__WHAT YOU HAVE TO DO__: Determine how many lines include the word "this", then give that number and nothing more.

==========

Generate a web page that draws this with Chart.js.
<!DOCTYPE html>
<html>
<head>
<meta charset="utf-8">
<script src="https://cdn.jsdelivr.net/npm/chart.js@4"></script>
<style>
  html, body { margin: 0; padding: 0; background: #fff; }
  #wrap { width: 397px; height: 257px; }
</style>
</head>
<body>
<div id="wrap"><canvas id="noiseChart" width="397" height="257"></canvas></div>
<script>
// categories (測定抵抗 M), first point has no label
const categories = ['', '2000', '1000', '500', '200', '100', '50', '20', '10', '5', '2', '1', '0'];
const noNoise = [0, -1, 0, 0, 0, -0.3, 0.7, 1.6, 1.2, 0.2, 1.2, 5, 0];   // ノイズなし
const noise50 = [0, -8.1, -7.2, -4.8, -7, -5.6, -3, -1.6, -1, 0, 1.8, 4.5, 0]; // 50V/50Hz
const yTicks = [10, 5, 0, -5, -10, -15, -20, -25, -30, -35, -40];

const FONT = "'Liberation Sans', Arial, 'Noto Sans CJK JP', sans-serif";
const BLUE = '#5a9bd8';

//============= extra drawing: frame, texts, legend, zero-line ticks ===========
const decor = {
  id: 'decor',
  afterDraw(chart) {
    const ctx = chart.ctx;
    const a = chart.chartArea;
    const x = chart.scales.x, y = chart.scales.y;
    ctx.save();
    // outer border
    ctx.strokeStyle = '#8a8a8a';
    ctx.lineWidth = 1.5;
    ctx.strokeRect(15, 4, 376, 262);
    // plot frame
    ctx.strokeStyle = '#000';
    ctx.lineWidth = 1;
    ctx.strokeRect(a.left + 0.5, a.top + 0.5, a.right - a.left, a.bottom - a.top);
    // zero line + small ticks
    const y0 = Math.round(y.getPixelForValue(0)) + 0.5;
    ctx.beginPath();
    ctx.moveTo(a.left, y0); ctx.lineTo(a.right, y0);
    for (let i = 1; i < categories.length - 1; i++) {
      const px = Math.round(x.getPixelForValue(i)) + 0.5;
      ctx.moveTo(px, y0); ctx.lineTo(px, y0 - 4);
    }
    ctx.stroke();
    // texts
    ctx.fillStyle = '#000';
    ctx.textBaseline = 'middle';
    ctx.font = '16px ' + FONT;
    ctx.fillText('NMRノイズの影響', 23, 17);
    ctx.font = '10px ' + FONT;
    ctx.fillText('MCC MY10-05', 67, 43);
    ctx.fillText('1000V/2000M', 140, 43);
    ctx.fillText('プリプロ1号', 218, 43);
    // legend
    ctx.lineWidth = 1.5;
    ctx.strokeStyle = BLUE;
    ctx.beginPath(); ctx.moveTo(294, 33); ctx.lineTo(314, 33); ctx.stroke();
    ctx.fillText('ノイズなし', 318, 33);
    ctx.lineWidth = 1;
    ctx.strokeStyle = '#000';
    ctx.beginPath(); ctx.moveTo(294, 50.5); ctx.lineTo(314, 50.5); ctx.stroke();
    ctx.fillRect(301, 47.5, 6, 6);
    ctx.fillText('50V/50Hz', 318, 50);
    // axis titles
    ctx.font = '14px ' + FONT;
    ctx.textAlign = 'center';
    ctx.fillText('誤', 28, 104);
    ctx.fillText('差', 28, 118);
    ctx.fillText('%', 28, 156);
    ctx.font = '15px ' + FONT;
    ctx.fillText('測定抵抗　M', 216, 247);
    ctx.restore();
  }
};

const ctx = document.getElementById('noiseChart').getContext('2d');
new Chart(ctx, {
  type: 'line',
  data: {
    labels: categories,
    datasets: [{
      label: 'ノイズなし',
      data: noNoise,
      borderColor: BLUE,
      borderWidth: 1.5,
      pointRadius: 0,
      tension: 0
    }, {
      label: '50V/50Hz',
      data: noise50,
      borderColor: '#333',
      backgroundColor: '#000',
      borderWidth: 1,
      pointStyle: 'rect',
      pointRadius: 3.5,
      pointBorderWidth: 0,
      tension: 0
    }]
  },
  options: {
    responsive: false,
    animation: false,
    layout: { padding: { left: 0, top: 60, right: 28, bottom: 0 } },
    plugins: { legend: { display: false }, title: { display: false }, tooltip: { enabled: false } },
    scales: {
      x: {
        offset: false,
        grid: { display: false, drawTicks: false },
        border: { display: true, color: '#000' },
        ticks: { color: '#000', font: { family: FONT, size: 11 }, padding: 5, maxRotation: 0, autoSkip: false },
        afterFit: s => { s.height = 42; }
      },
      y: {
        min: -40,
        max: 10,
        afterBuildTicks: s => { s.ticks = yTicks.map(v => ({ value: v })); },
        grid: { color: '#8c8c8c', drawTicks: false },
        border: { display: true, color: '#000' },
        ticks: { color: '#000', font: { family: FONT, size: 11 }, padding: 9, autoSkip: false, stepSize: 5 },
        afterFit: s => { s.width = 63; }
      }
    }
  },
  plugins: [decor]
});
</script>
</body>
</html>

==========

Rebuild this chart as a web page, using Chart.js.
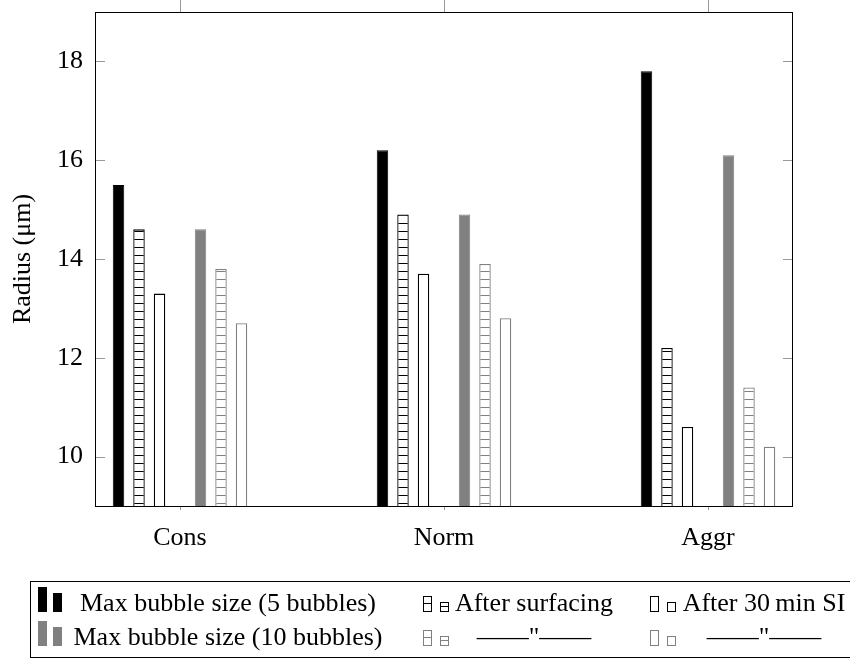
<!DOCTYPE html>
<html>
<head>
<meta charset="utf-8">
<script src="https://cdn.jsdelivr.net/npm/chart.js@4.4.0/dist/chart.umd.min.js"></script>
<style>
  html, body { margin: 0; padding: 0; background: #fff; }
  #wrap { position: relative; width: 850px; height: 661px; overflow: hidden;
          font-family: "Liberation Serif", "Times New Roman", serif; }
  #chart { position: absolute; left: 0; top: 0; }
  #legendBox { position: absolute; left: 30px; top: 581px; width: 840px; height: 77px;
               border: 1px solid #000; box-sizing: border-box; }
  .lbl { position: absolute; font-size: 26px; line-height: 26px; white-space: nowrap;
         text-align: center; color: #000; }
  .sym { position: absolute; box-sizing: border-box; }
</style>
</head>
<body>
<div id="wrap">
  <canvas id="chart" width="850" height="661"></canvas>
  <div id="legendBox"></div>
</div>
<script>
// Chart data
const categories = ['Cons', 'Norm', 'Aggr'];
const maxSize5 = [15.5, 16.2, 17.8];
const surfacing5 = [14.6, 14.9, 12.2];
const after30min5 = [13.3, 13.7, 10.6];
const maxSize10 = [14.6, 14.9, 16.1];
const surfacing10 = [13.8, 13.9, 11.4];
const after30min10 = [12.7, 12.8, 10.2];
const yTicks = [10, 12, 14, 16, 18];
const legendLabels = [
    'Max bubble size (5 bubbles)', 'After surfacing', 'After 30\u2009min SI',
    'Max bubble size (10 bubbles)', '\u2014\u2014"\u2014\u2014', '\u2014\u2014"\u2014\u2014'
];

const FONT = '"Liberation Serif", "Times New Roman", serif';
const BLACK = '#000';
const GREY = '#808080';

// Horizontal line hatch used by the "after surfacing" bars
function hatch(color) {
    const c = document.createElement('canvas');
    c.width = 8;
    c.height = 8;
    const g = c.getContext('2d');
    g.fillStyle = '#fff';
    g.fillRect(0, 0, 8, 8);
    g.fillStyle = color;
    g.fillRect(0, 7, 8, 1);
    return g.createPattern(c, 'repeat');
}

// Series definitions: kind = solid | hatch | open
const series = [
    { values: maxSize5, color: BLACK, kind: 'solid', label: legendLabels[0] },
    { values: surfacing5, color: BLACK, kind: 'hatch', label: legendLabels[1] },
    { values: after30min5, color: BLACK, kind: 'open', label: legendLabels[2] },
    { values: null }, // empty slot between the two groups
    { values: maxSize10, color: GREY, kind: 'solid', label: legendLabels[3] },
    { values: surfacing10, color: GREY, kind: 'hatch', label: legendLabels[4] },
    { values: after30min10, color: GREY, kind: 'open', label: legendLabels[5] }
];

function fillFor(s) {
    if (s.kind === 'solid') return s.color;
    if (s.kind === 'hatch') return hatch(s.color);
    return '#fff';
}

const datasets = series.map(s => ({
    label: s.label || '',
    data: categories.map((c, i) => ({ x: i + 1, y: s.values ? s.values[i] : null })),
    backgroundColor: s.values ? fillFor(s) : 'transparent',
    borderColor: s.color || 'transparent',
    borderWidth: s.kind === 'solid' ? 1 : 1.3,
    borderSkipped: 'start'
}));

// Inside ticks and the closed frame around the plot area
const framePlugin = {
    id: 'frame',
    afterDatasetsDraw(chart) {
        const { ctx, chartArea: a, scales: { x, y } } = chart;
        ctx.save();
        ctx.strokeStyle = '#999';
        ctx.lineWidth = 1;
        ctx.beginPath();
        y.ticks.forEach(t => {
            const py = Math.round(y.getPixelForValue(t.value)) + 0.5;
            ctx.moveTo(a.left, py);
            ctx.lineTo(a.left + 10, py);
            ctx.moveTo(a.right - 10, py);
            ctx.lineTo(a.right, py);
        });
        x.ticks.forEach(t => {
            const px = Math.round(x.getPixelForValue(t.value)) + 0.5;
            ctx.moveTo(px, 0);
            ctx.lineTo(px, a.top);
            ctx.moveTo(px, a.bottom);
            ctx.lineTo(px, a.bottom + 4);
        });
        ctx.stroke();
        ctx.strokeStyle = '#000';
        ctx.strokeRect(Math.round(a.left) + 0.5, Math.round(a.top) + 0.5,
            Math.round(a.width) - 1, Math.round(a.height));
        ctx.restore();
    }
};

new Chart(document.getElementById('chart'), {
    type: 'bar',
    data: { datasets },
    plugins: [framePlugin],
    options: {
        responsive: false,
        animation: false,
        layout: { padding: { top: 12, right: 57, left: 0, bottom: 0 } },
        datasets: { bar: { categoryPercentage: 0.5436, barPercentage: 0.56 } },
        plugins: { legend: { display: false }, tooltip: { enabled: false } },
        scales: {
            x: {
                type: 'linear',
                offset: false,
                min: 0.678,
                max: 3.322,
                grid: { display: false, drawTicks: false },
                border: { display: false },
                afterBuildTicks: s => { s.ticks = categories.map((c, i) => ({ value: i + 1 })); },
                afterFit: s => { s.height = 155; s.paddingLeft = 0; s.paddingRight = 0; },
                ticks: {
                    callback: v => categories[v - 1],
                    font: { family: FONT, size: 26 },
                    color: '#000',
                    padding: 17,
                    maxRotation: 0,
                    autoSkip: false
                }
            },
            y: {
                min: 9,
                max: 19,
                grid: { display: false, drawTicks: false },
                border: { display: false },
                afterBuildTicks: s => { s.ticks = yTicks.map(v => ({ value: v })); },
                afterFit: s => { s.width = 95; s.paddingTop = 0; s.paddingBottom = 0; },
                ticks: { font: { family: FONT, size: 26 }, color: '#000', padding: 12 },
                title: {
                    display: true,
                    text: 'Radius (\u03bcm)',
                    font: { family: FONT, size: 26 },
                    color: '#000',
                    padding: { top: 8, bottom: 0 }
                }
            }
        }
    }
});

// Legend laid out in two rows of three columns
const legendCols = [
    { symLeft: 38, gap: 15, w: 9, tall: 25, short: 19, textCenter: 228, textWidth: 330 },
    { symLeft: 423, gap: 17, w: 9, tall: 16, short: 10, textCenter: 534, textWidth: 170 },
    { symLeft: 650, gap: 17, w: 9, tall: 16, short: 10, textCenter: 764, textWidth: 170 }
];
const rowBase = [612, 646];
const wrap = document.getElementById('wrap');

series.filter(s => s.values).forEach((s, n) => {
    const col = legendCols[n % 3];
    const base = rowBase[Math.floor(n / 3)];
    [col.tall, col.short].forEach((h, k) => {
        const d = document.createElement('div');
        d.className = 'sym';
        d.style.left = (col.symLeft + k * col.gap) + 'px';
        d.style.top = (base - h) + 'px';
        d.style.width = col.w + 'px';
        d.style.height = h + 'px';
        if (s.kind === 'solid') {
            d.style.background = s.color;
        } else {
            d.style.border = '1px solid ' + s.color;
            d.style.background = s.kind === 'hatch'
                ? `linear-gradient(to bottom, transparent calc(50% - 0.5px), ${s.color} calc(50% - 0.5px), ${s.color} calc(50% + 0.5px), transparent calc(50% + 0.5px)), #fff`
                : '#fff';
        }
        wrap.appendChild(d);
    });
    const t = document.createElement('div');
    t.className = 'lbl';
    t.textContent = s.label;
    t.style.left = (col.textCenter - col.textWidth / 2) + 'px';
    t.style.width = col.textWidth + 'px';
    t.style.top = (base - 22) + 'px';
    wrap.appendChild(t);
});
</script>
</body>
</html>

==========

__WRITTEN RESPONSE__: 2